ITC Ltd is consolidating its hospitality presence by acquiring additional stakes in Oberoi (EIH) and Leela (HLV) hotels, increasing its shareholding to 16.13% in EIH and 8.11% in HLV. These acquisitions, executed via its subsidiary Russell Credit Ltd., underscore ITC's commitment to the premium hospitality segment. ITC is also demerging its hotel business into a standalone entity, ITC Hotels Ltd., effective January 1, 2025, allowing focused growth in the hospitality sector. Shareholders will receive 60% of ITC Hotels' equity shares, with ITC retaining 40%. The restructuring aims to enhance shareholder value and streamline operations, positioning ITC Hotels for independent expansion in India's luxury hospitality market.

ITC Ltd has taken a decisive step in strengthening its footprint in the hospitality sector by acquiring shares in hotel chains Oberoi (EIH) and Leela (HLV). The company recently announced that it had purchased a 2.44% stake in EIH, amounting to 1.52 crore equity shares, and a 0.53% stake in HLV, equivalent to 34.60 lakh equity shares, from its wholly owned subsidiary Russell Credit Ltd. (RCL). These acquisitions bring ITC's total shareholding to 16.13% in EIH and 8.11% in HLV. The transaction, executed at book value as recorded in RCL's accounts, consolidates ITC's position in the premium hospitality market.


In October, ITC's board approved the consolidation of its shareholdings in EIH and HLV under the parent entity. EIH operates iconic luxury brands like Oberoi and Trident, while HLV manages the renowned Leela Mumbai. This strategic move highlights ITC's commitment to solidifying its presence in the upscale hospitality segment. Parallelly, ITC has completed plans to demerge its hotel business into a new entity, ITC Hotels Ltd., effective January 1, 2025. The demerger will create a wholly owned subsidiary dedicated to managing ITC's hospitality operations.

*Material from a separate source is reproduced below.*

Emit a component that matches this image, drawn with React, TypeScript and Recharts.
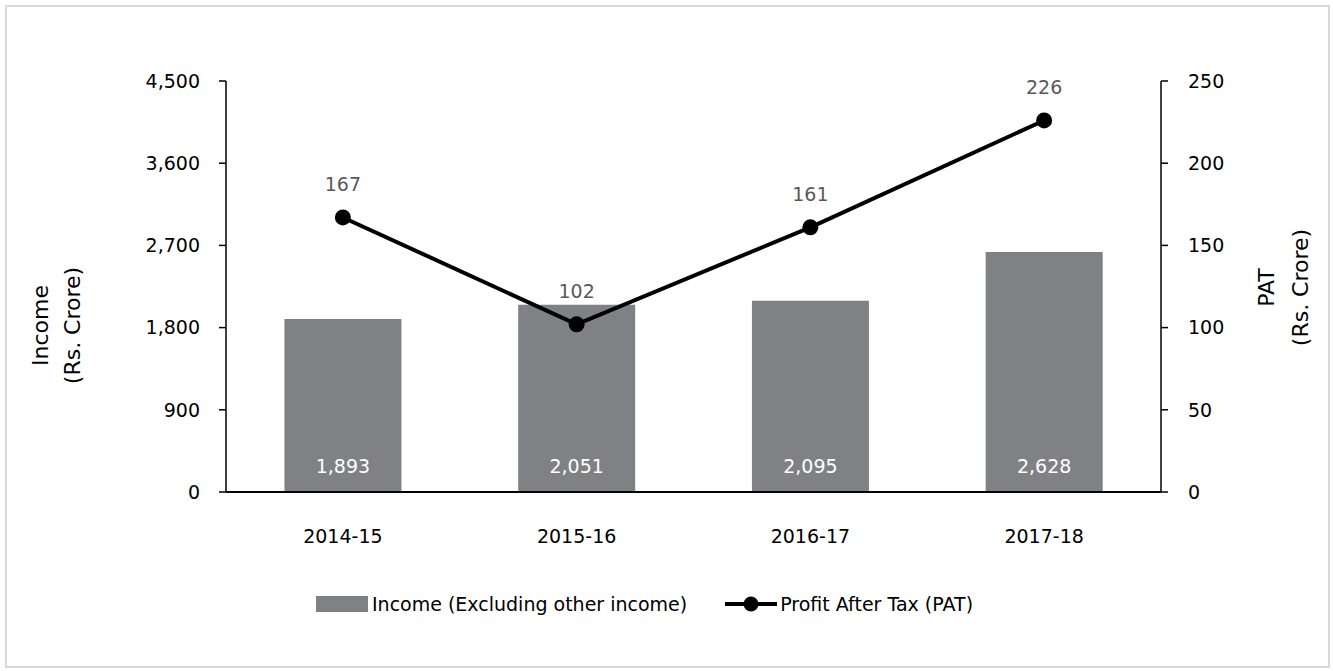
import React from 'react';
import {
  ComposedChart,
  Bar,
  Line,
  XAxis,
  YAxis,
  LabelList,
  Legend,
} from 'recharts';

const years = ['2014-15', '2015-16', '2016-17', '2017-18'];
const income = [1893, 2051, 2095, 2628];
const pat = [167, 102, 161, 226];
const incomeTicks = [0, 900, 1800, 2700, 3600, 4500];
const patTicks = [0, 50, 100, 150, 200, 250];

const FONT = '"DejaVu Sans", sans-serif';
const BAR_COLOR = '#808184';

const data = years.map((year, i) => ({ year, income: income[i], pat: pat[i] }));

const fmt = (v: any) => Number(v).toLocaleString('en-US');

const tickStyle = { fill: '#000', fontSize: 19, fontFamily: FONT };

function AxisTitle({ viewBox, lines, dx, dy }: any) {
  const cy = viewBox.y + viewBox.height / 2 + dy;
  return (
    <g>
      {lines.map((t: string, i: number) => {
        const cx = viewBox.x + dx[i];
        return (
          <text
            key={t}
            x={cx}
            y={cy}
            textAnchor="middle"
            dominantBaseline="central"
            transform={`rotate(-90, ${cx}, ${cy})`}
            fontSize={22}
            fontFamily={FONT}
            fill="#000"
          >
            {t}
          </text>
        );
      })}
    </g>
  );
}

function LegendBox() {
  return (
    <div style={{ display: 'flex', alignItems: 'center', fontFamily: FONT, fontSize: 19, color: '#000', whiteSpace: 'nowrap' }}>
      <span style={{ display: 'inline-block', width: 52, height: 16, background: BAR_COLOR, marginRight: 4 }} />
      <span>Income (Excluding other income)</span>
      <svg width={52} height={18} style={{ marginLeft: 38, marginRight: 3 }}>
        <line x1={0} y1={9} x2={52} y2={9} stroke="#000" strokeWidth={4} />
        <circle cx={26} cy={9} r={7.5} fill="#000" />
      </svg>
      <span>Profit After Tax (PAT)</span>
    </div>
  );
}

export default function App() {
  return (
    <div style={{ position: 'absolute', left: 0, top: 0, width: 1333, height: 671, background: '#fff' }}>
      <div
        style={{
          position: 'absolute',
          left: 5,
          top: 5,
          width: 1321,
          height: 659,
          border: '2px solid #d9d9d9',
        }}
      />
      <ComposedChart
        width={1333}
        height={671}
        data={data}
        margin={{ top: 81, right: 50, bottom: 119, left: 90 }}
        barCategoryGap="25%"
        style={{ position: 'absolute', left: 0, top: 0 }}
      >
        <XAxis
          dataKey="year"
          height={60}
          tickLine={false}
          tickSize={6}
          tickMargin={32}
          axisLine={{ stroke: '#000', strokeWidth: 2 }}
          tick={tickStyle}
        />
        <YAxis
          yAxisId="left"
          width={136}
          domain={[0, 4500]}
          ticks={incomeTicks}
          tickFormatter={fmt}
          tickSize={7}
          tickMargin={19}
          axisLine={{ stroke: '#000', strokeWidth: 1.5 }}
          tickLine={{ stroke: '#000', strokeWidth: 1.5 }}
          tick={tickStyle}
          label={<AxisTitle lines={['Income', '(Rs. Crore)']} dx={[-50, -18]} dy={39} />}
        />
        <YAxis
          yAxisId="right"
          orientation="right"
          width={122}
          domain={[0, 250]}
          ticks={patTicks}
          tickSize={7}
          tickMargin={20}
          axisLine={{ stroke: '#000', strokeWidth: 1.5 }}
          tickLine={{ stroke: '#000', strokeWidth: 1.5 }}
          tick={tickStyle}
          label={<AxisTitle lines={['PAT', '(Rs. Crore)']} dx={[105, 139]} dy={1} />}
        />
        <Legend
          layout="horizontal"
          verticalAlign="middle"
          align="center"
          wrapperStyle={{ left: 316, top: 593, width: 'auto' }}
          content={() => <LegendBox />}
        />
        <Bar yAxisId="left" dataKey="income" fill={BAR_COLOR} isAnimationActive={false}>
          <LabelList
            dataKey="income"
            position="insideBottom"
            offset={19}
            formatter={fmt}
            fill="#fff"
            fontSize={19}
            fontFamily={FONT}
          />
        </Bar>
        <Line
          yAxisId="right"
          dataKey="pat"
          stroke="#000"
          strokeWidth={4}
          dot={{ r: 8, fill: '#000', stroke: '#000', strokeWidth: 0 }}
          activeDot={false}
          isAnimationActive={false}
        >
          <LabelList
            dataKey="pat"
            position="top"
            offset={26}
            fill="#595959"
            fontSize={19}
            fontFamily={FONT}
          />
        </Line>
      </ComposedChart>
    </div>
  );
}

ITC has also designated January 6, 2025, as the record date to identify shareholders eligible for equity shares in the new entity. Under this arrangement, ITC will directly allocate 60% of ITC Hotels' shares to its shareholders based on their holdings and will retain the remaining 40%. This strategic restructuring follows regulatory endorsements, including approval from the National Company Law Tribunal (NCLT) on October 4 and prior consent from ITC shareholders.

ITC Hotels will inherit investments from ITC's hospitality subsidiaries, including Bay Islands Hotels Ltd, Fortune Park Hotels Ltd, Landbase India Ltd, Srinivasa Resorts Ltd, WelcomHotels Lanka Pvt Ltd, Gujarat Hotels Ltd, International Travel House Ltd, and Maharaja Heritage Resorts Ltd. Since its establishment in 1975, ITC Hotels has become synonymous with luxury, operating over 140 properties across more than 90 locations in India. By creating a focused hospitality arm, ITC seeks to unlock greater value and enable ITC Hotels to pursue growth opportunities independently.

This move aligns with ITC's broader vision of driving sustainable growth and enhancing shareholder value. The company expects the hospitality demerger to empower ITC Hotels to innovate and expand while allowing ITC to streamline its operations. Shares of ITC Ltd reflected investor confidence, closing at INR 470.65 on Wednesday, up 0.17% on the BSE.

Through this calculated strategy, ITC is poised to redefine its position in the luxury hospitality market, leveraging its legacy and expertise to maintain its competitive edge. The demerger marks a pivotal moment in ITC's journey, laying the foundation for long-term growth and leadership in India's hospitality landscape.